The precise route map of the corridor will be figured out when the stakeholders meet in the next two months. But a Memorandum of Understanding (MoU) unveiled on the sidelines of the G20 leaders’ meeting in New Delhi shed light on its broader contours — a transit through India, the United Arab Emirates (UAE), Saudi Arabia, Jordan, Israel, and Europe. The proposal also includes a new railway line across the Arabian peninsula, with cables for electricity and digital connectivity and pipes for clean hydrogen running in parallel.

 

In essence, the project will have multiple components — an east corridor connecting India to the Arabian Gulf by sea, a northern corridor linking the Gulf to Europe, and deployment of rail and road linkages on its land section -- a part-sea, part-land trade corridor with transshipment facilitation in between.

 

The IMEC has the potential to reduce trade time between the EU and India by 40 pet cent, which will be a significant boost in reducing energy costs and increasing trade. The corridor will act as a green and digital bridge, linking key commercial hubs, enabling production and export of clean energy, expanding power grids and telecommunication networks.

 

"This will be critical to boost India’s economic growth, while balancing its climate ambitions,” says India’s G20 Sherpa Amitabh Kant. Once the project is complete, Indian exporters to Europe will likely gain both in terms of time and cost. This isn’t the first time it’s happening -- some 2,000 years ago, maritime trade between ancient India and the Roman empire took shape, a route which survived and flourished in the subsequent centuries.

 

Discoveries of Roman coins across India’s west coast bear testimony to these ties.
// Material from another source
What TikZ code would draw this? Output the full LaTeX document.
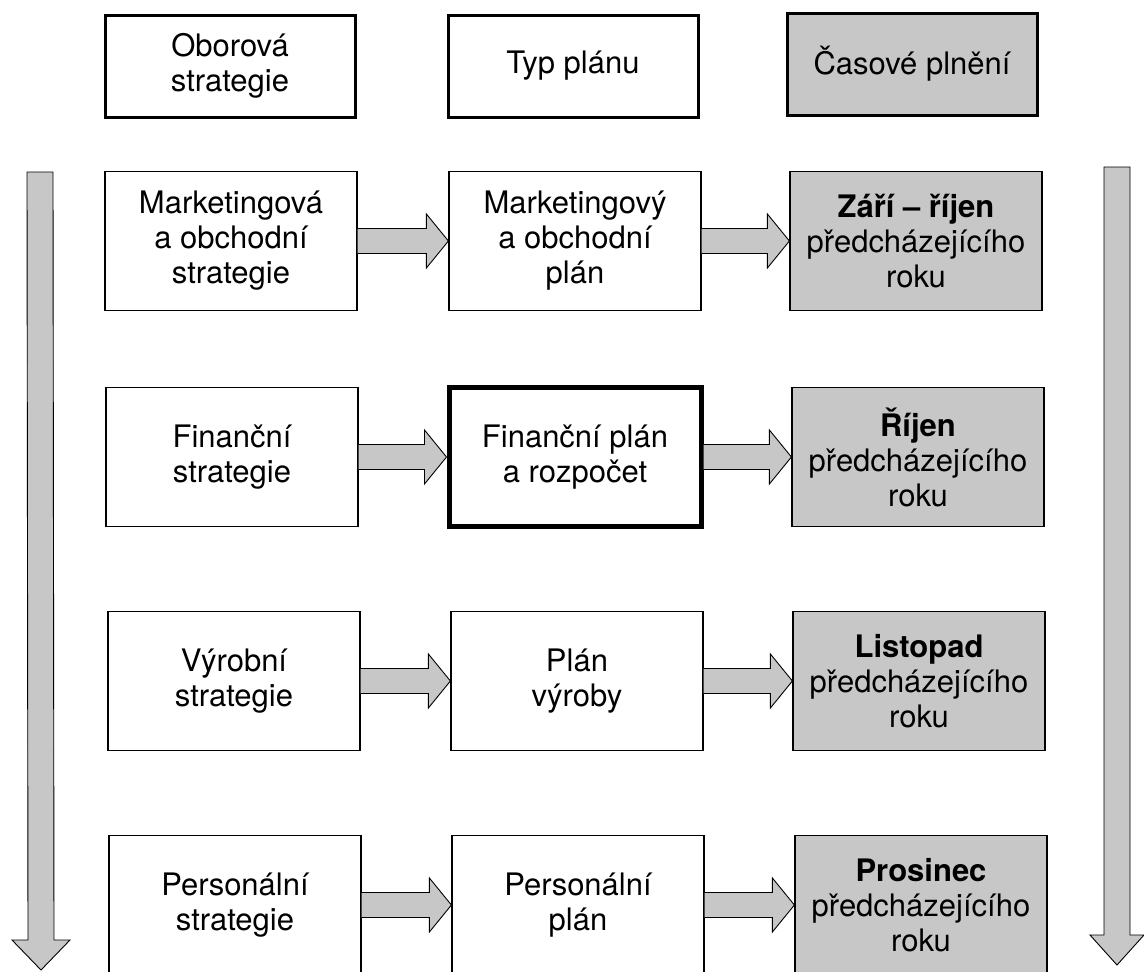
\documentclass[tikz,border=0pt]{standalone}
\usepackage{fontspec}
\setmainfont{TeX Gyre Heros}
\usetikzlibrary{calc}
\definecolor{dotgray}{gray}{0.78}
\tikzset{
  txt/.style={font=\fontsize{31}{35}\selectfont, align=center, inner sep=0pt},
  box/.style={txt, draw, line width=1.2pt, minimum width=252pt, minimum height=139pt},
  hdr/.style={txt, draw, line width=3pt, minimum width=250pt, minimum height=102pt},
  shade/.style={fill=dotgray},
  heavy/.style={line width=5pt},
  fat/.style={fill=dotgray, draw, line width=0.9pt, line join=miter},
}
\newcommand\fatH[2]{%
  \draw[fat] ($(#1.east)+(0,-12.5)$) -- ($(#2.west)+(-22,-12.5)$) -- ($(#2.west)+(-22,-27)$)
    -- (#2.west) -- ($(#2.west)+(-22,27)$) -- ($(#2.west)+(-22,12.5)$) -- ($(#1.east)+(0,12.5)$);}
\begin{document}
\begin{tikzpicture}[x=1pt,y=-1pt]
\useasboundingbox (0,0) rectangle (1144,972);
\clip (0,0) rectangle (1144,972);
% headers
\node[hdr] (h1) at (230,66) {Oborová\\strategie};
\node[hdr] (h2) at (573,66) {Typ plánu};
\node[hdr, shade] (h3) at (912,64) {Časové plnění};
% rows
\node[box] (s1) at (231,241) {Marketingová\\a obchodní\\strategie};
\node[box] (p1) at (575,241) {Marketingový\\a obchodní\\plán};
\node[box, shade] (t1) at (916,241) {\textbf{Září – říjen}\\předcházejícího\\roku};

\node[box] (s2) at (232,457) {Finanční\\strategie};
\node[box, heavy] (p2) at (575,457) {Finanční plán\\a rozpočet};
\node[box, shade] (t2) at (918,457) {\textbf{Říjen}\\předcházejícího\\roku};

\node[box] (s3) at (234,681) {Výrobní\\strategie};
\node[box] (p3) at (577,681) {Plán\\výroby};
\node[box, shade] (t3) at (919,681) {\textbf{Listopad}\\předcházejícího\\roku};

\node[box] (s4) at (235,905) {Personální\\strategie};
\node[box] (p4) at (578,905) {Personální\\plán};
\node[box, shade] (t4) at (921,905) {\textbf{Prosinec}\\předcházejícího\\roku};
% horizontal arrows
\fatH{s1}{p1}\fatH{p1}{t1}
\fatH{s2}{p2}\fatH{p2}{t2}
\fatH{s3}{p3}\fatH{p3}{t3}
\fatH{s4}{p4}\fatH{p4}{t4}
% vertical arrows
\coordinate (L0) at (40,172); \coordinate (L1) at (41,970);
\draw[fat] ($(L0)+(-13,0)$) -- ($(L1)+(-13,-30)$) -- ($(L1)+(-29,-30)$) -- (L1)
  -- ($(L1)+(29,-30)$) -- ($(L1)+(13,-30)$) -- ($(L0)+(13,0)$) -- cycle;
\coordinate (R0) at (1117,167); \coordinate (R1) at (1117,965);
\draw[fat] ($(R0)+(-13,0)$) -- ($(R1)+(-13,-30)$) -- ($(R1)+(-27,-30)$) -- (R1)
  -- ($(R1)+(27,-30)$) -- ($(R1)+(13,-30)$) -- ($(R0)+(13,0)$) -- cycle;
\end{tikzpicture}
\end{document}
The question is — can the proposed IMEC be called an evocation of the past, rivalling the Silk Roads, a set of ancient trade routes that linked China to Europe and many parts of the world?

 

In the words of Prime Minister Narendra Modi, "The India-Middle East-Europe corridor will become a basis of world trade for the coming centuries and history will remember that it was envisioned in India." To drive home his point, he recalled the "Silk route", an ancient trade corridor used by India when it was a prosperous and great trading power.